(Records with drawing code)
>> START
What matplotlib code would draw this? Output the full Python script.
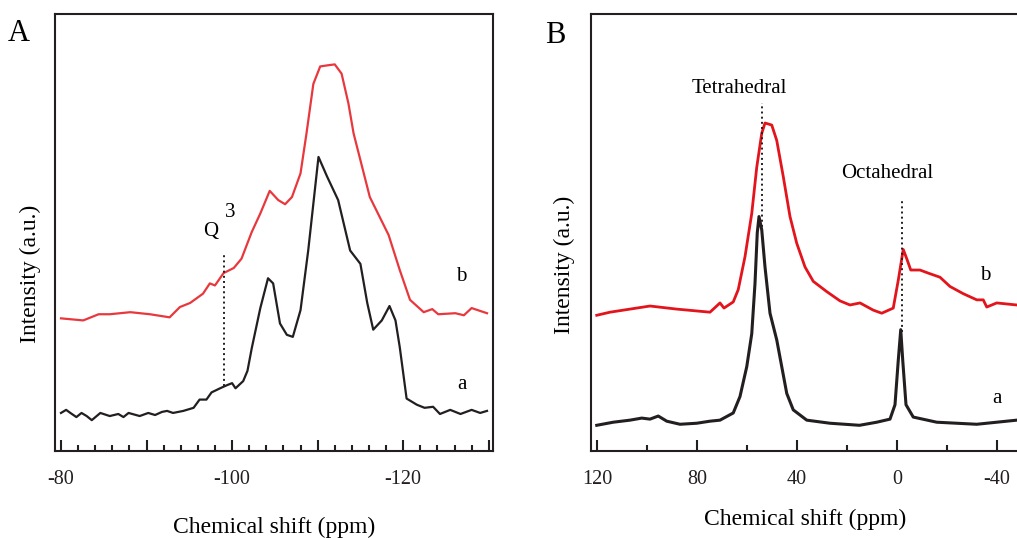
import matplotlib.pyplot as plt
from matplotlib.ticker import MultipleLocator

plt.rcParams['font.family'] = ['Liberation Serif', 'DejaVu Serif']
plt.rcParams['axes.unicode_minus'] = False

# panel A, 29Si spectra (ppm, intensity a.u.)
si_a_ppm = [-80.0, -80.6, -81.1, -81.8, -82.4, -83.0, -83.6, -84.6, -85.7, -86.7,
            -87.3, -87.9, -89.2, -90.2, -91.0, -91.8, -92.4, -93.1, -94.3, -95.5,
            -96.2, -97.0, -97.6, -98.6, -99.4, -100.0, -100.4, -101.3, -101.8,
            -102.3, -103.3, -104.2, -104.8, -105.6, -106.4, -107.1, -108.0, -108.9,
            -110.1, -111.1, -112.4, -113.8, -115.0, -115.8, -116.5, -117.5, -118.4,
            -119.1, -119.6, -120.4, -121.6, -122.5, -123.5, -124.3, -125.5, -126.7,
            -128.0, -129.0, -129.8]
si_a_int = [37, 40, 37, 33, 37, 34, 30, 37, 34, 36,
            33, 37, 34, 37, 35, 38, 39, 37, 39, 42,
            50, 50, 57, 61, 64, 66, 61, 68, 78,
            100, 139, 168, 163, 124, 113, 111, 137, 195,
            286, 267, 244, 195, 182, 144, 118, 127, 141,
            127, 101, 51, 45, 42, 43, 36, 40, 36,
            40, 37, 39]

si_b_ppm = [-80.0, -82.6, -84.4, -85.7, -88.1, -90.4, -92.7, -93.9, -95.1, -96.6,
            -97.4, -98.0, -99.0, -100.2, -101.1, -102.3, -103.3, -104.4, -105.4,
            -106.2, -107.0, -108.0, -108.7, -109.5, -110.3, -111.1, -112.0, -112.8,
            -113.6, -114.2, -116.1, -118.3, -119.6, -120.8, -122.4, -123.4, -124.1,
            -126.1, -127.1, -128.0, -129.8]
si_b_int = [129, 127, 133, 133, 135, 133, 130, 140, 144, 153,
            163, 161, 173, 178, 187, 213, 231, 253, 244,
            240, 247, 270, 309, 357, 374, 375, 376, 367,
            338, 309, 247, 210, 176, 147, 135, 138, 133,
            134, 132, 139, 134]

# panel B, 27Al spectra
al_a_ppm = [120.1, 113.5, 106.8, 102.1, 98.8, 95.5, 92.1, 86.8, 80.1, 74.8,
            70.8, 65.5, 62.8, 60.1, 58.1, 56.8, 55.9, 55.2, 54.1, 52.8,
            50.8, 48.1, 46.1, 44.1, 41.5, 36.1, 26.8, 15.0, 8.1, 2.8,
            0.8, -0.5, -1.5, -2.3, -3.6, -6.5, -15.9, -31.9, -47.9]
al_a_int = [25, 28, 30, 32, 31, 34, 29, 26, 27, 29,
            30, 37, 53, 82, 114, 163, 212, 228, 215, 179,
            134, 108, 82, 56, 40, 30, 27, 25, 28, 31,
            45, 88, 118, 88, 45, 33, 28, 26, 30]

al_b_ppm = [120.1, 114.8, 98.8, 88.1, 74.8, 70.8, 69.2, 65.5, 63.5, 60.8,
            58.1, 56.1, 54.1, 52.8, 50.1, 48.1, 45.5, 42.8, 40.1, 36.8,
            33.5, 28.1, 22.8, 18.8, 14.8, 9.5, 6.1, 1.5, -0.5, -2.5,
            -3.9, -5.5, -9.2, -12.5, -17.2, -21.2, -26.5, -31.9, -34.5, -35.9,
            -39.9, -47.9]
al_b_int = [132, 135, 141, 138, 135, 144, 139, 145, 157, 189,
            231, 276, 309, 319, 317, 302, 267, 228, 202, 179,
            165, 155, 146, 142, 144, 137, 134, 139, 166, 196,
            187, 176, 176, 173, 169, 160, 153, 147, 147, 140,
            144, 142]

black = '#231f20'
red_a = '#e8383d'
red_b = '#e3141b'

fig = plt.figure(figsize=(10.17, 5.38), dpi=100)
axA = fig.add_axes([55 / 1017, 87 / 538, 438 / 1017, 437 / 538])
axB = fig.add_axes([591 / 1017, 87 / 538, 428.5 / 1017, 437 / 538])

for ax in (axA, axB):
    for sp in ax.spines.values():
        sp.set_linewidth(1.5)
        sp.set_color(black)
    ax.set_yticks([])
    ax.set_ylim(0, 425)
    ax.tick_params(axis='x', which='major', direction='in', length=8, width=1.5,
                   labelsize=14.5, pad=14, colors=black)
    ax.tick_params(axis='x', which='minor', direction='in', length=4, width=1.5,
                   colors=black)
    ax.set_ylabel('Intensity (a.u.)', fontsize=17)

# panel A
axA.plot(si_a_ppm, si_a_int, color=black, lw=1.6, solid_joinstyle='round')
axA.plot(si_b_ppm, si_b_int, color=red_a, lw=1.6, solid_joinstyle='round')
axA.set_xlim(-79.3, -130.5)
axA.set_xticks([-80, -90, -100, -110, -120, -130])
axA.set_xticklabels(['-80', '', '-100', '', '-120', ''])
axA.xaxis.set_minor_locator(MultipleLocator(2))
axA.set_xlabel('Chemical shift (ppm)', fontsize=17, labelpad=20)
axA.yaxis.set_label_coords(-0.032, 0.405)
axA.plot([-99.0, -99.0], [63, 192], color=black, lw=1.4, ls=':')
axA.text(-97.5, 213, 'Q', fontsize=15, ha='center', va='center')
axA.text(-99.8, 232, '3', fontsize=15, ha='center', va='center')
axA.text(-126.8, 170, 'b', fontsize=15, ha='center', va='center')
axA.text(-126.9, 65, 'a', fontsize=15, ha='center', va='center')

# panel B
axB.plot(al_a_ppm, al_a_int, color=black, lw=2.2, solid_joinstyle='round')
axB.plot(al_b_ppm, al_b_int, color=red_b, lw=2.0, solid_joinstyle='round')
axB.set_xlim(122.4, -49)
axB.set_xticks([120, 80, 40, 0, -40])
axB.xaxis.set_minor_locator(MultipleLocator(20))
axB.set_xlabel('Chemical shift (ppm)', fontsize=17, labelpad=14)
axB.yaxis.set_label_coords(-0.037, 0.426)
axB.plot([53.9, 53.9], [213, 338], color=black, lw=1.4, ls=':')
axB.plot([-1.9, -1.9], [116, 243], color=black, lw=1.4, ls=':')
axB.text(63.1, 353, 'Tetrahedral', fontsize=15, ha='center', va='center')
axB.text(4.1, 270, 'Octahedral', fontsize=15, ha='center', va='center')
axB.text(-35.2, 171, 'b', fontsize=15, ha='center', va='center')
axB.text(-39.9, 51, 'a', fontsize=15, ha='center', va='center')

fig.text(8 / 1017, 1 - 41 / 538, 'A', fontsize=22, va='baseline')
fig.text(545 / 1017, 1 - 43 / 538, 'B', fontsize=22, va='baseline')

fig.savefig('out.png', dpi=100)
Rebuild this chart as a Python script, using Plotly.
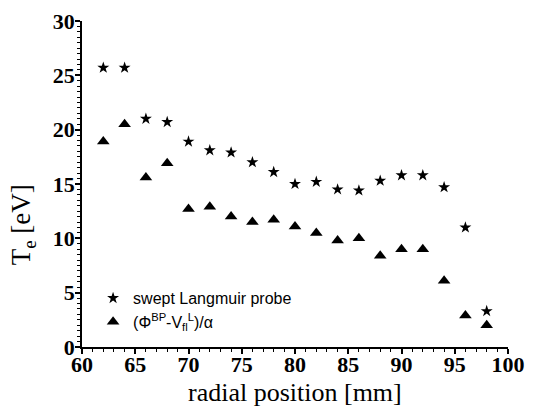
import plotly.graph_objects as go

x_pos = [62, 64, 66, 68, 70, 72, 74, 76, 78, 80, 82, 84, 86, 88, 90, 92, 94, 96, 98]
te_probe = [25.7, 25.7, 21.0, 20.7, 18.9, 18.1, 17.9, 17.0, 16.1, 15.0, 15.2, 14.5,
            14.4, 15.3, 15.8, 15.8, 14.7, 11.0, 3.3]
te_bp = [18.9, 20.5, 15.6, 16.9, 12.7, 12.9, 12.0, 11.5, 11.7, 11.1, 10.5, 9.8,
         10.0, 8.4, 9.0, 9.0, 6.1, 2.9, 2.0]
x_title = "radial position [mm]"
y_title = "T<sub>e</sub> [eV]"

fig = go.Figure()
fig.add_trace(go.Scatter(
    x=x_pos, y=te_probe, mode="markers", name="swept Langmuir probe",
    marker=dict(symbol="star", size=9, color="black")))
fig.add_trace(go.Scatter(
    x=x_pos, y=te_bp, mode="markers",
    name="(Φ<sup>BP</sup>-V<sub>fl</sub><sup>L</sup>)/α",
    marker=dict(symbol="triangle-up", size=11, color="black")))

axis_common = dict(
    showline=True, linecolor="black", linewidth=1.5, mirror=False,
    ticks="outside", ticklen=5, tickwidth=1.5, tickcolor="black",
    showgrid=False, zeroline=False, automargin=False,
    tickfont=dict(family="Liberation Serif", size=22, color="black", weight="bold"),
)

# page body has an 8px default margin, so the figure is 8px smaller
fig.update_layout(
    width=534, height=402,
    margin=dict(l=74, r=34, t=13, b=63),
    paper_bgcolor="white", plot_bgcolor="white",
    showlegend=True,
    legend=dict(x=0.026, y=0.113, xanchor="left", yanchor="middle",
                bgcolor="rgba(0,0,0,0)",
                font=dict(family="Liberation Sans", size=16, color="black"),
                itemwidth=30, tracegroupgap=0),
    xaxis=dict(range=[60, 100], dtick=5, tick0=60, ticklabelstandoff=-8,
               minor=dict(dtick=1, ticks="outside", ticklen=3, tickwidth=1.2, tickcolor="black"),
               **axis_common),
    yaxis=dict(range=[0, 30], dtick=5, tick0=0, ticklabelstandoff=-4,
               minor=dict(dtick=0.5, ticks="outside", ticklen=3, tickwidth=1.2, tickcolor="black"),
               **axis_common),
    annotations=[
        dict(text=x_title, xref="paper", yref="paper", x=0.5, y=-0.141,
             xanchor="center", yanchor="middle", showarrow=False,
             font=dict(family="Liberation Serif", size=26, color="black")),
        dict(text=y_title, xref="paper", yref="paper", x=-0.138, y=0.374,
             xanchor="center", yanchor="middle", showarrow=False, textangle=-90,
             font=dict(family="Liberation Serif", size=27, color="black")),
    ],
)

fig.write_html("out.html")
>> END
The lines from the start of the entries above through the one containing "plt.rcParams['axes.unicode_minus'] = False" are to be retyped exactly, and no others. Pictures are left out.

SOLUTION TO THIS TASK
What matplotlib code would draw this? Output the full Python script.
import matplotlib.pyplot as plt
from matplotlib.ticker import MultipleLocator

plt.rcParams['font.family'] = ['Liberation Serif', 'DejaVu Serif']
plt.rcParams['axes.unicode_minus'] = False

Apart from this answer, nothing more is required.